◆ **Challenge**
Using the listing below, please gather every line containing the word "code".

◆ **Task input**
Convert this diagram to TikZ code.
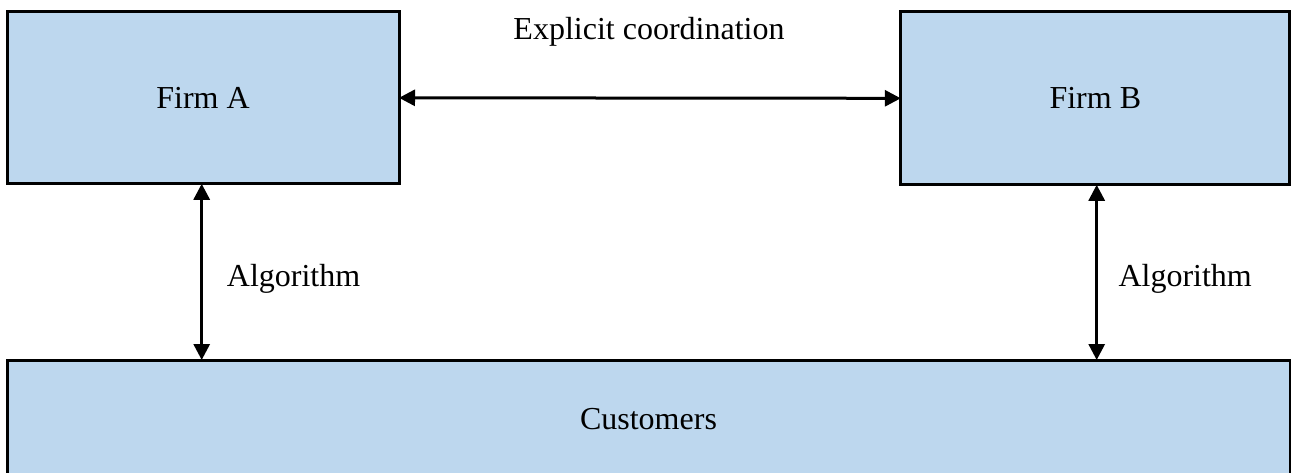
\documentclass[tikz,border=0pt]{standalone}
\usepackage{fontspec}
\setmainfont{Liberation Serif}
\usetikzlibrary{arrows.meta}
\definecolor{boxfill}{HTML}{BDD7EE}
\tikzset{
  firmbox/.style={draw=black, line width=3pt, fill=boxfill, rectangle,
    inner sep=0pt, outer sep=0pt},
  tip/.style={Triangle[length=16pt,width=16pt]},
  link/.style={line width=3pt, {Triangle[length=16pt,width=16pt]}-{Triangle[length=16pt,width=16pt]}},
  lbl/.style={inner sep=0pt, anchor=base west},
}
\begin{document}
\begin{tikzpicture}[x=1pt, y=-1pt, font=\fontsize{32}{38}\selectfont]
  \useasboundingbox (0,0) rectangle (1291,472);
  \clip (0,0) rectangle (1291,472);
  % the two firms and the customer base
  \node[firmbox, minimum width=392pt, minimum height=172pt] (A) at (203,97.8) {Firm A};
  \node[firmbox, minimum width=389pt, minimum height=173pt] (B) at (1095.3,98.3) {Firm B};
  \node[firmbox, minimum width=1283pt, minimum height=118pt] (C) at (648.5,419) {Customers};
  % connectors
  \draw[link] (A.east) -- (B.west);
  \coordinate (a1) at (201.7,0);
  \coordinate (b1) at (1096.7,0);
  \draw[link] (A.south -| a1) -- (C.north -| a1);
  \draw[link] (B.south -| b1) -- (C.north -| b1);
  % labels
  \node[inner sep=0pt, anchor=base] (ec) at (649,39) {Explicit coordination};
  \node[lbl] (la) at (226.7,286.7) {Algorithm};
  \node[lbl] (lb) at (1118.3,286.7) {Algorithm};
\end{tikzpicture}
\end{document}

...

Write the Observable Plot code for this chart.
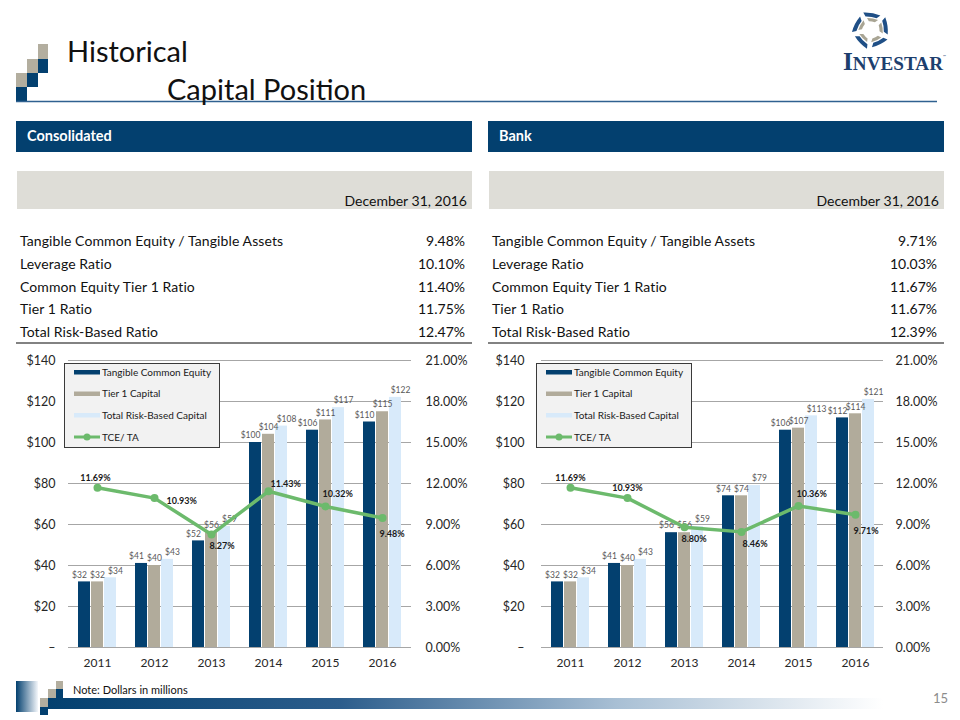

...

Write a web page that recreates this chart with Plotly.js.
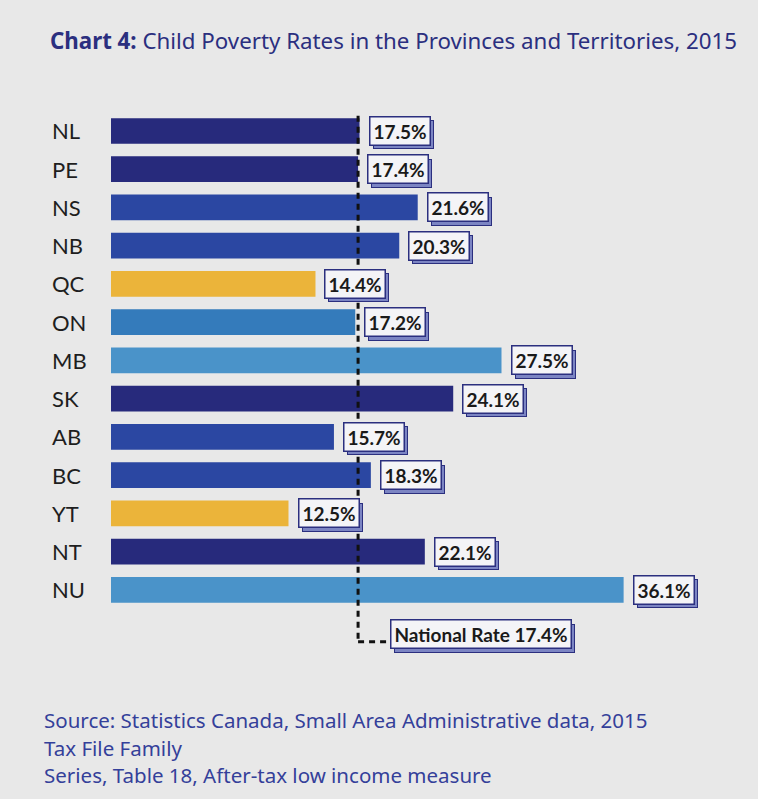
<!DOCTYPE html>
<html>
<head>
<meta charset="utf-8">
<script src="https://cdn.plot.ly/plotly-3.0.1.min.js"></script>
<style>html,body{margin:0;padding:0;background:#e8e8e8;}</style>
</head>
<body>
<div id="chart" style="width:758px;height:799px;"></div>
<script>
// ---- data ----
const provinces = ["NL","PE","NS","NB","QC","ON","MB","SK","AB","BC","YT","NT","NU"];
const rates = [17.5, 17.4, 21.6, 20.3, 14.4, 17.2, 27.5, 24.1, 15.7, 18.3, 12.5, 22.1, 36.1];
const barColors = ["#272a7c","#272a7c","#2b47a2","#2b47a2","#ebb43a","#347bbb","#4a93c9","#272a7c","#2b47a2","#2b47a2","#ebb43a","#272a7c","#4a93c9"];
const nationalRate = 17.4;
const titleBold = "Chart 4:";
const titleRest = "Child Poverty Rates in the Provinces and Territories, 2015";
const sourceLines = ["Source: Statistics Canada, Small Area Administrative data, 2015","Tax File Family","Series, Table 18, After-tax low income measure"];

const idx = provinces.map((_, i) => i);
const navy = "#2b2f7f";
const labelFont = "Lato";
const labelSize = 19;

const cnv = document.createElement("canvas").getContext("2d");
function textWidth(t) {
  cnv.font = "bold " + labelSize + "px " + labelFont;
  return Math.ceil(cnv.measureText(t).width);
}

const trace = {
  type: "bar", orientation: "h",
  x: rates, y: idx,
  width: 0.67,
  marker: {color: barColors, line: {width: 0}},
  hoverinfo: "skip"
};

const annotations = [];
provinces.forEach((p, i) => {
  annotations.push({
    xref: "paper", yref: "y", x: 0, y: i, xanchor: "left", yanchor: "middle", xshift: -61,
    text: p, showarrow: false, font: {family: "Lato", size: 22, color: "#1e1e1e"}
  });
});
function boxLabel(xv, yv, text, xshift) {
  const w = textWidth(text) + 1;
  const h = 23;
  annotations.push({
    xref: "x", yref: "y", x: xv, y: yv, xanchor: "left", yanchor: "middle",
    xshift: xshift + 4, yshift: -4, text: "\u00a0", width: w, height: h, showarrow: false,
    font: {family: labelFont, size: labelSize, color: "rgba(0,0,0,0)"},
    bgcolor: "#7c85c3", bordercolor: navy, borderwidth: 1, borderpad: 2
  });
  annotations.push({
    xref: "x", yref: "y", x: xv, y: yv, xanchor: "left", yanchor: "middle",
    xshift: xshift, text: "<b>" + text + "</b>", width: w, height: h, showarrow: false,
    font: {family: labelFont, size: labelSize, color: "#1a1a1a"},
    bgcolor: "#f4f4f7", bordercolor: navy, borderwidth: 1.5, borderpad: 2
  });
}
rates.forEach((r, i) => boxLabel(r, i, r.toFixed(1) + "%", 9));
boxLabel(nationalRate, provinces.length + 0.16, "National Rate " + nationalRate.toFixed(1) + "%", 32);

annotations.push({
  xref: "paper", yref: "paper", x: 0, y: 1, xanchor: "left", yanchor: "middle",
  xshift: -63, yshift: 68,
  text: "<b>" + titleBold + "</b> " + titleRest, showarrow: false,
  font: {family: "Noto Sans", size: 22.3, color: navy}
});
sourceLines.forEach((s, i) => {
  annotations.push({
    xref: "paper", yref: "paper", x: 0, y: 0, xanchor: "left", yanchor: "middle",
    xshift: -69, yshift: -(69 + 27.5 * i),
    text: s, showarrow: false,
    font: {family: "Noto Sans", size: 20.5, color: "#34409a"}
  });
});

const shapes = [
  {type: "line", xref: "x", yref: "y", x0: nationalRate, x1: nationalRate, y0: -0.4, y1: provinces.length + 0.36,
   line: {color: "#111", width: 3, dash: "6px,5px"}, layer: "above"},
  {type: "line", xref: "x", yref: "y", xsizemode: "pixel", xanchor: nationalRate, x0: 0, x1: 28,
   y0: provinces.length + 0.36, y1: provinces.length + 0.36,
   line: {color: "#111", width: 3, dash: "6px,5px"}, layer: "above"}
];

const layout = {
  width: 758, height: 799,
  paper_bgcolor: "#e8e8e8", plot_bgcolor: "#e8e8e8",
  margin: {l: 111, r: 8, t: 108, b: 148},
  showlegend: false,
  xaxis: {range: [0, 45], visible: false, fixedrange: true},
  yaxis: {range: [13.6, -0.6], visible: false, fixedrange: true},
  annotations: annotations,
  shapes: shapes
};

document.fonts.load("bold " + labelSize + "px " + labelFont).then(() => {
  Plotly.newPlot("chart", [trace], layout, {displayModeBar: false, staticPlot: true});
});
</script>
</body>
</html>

◆ **Reply**
Convert this diagram to TikZ code.
Write the Observable Plot code for this chart.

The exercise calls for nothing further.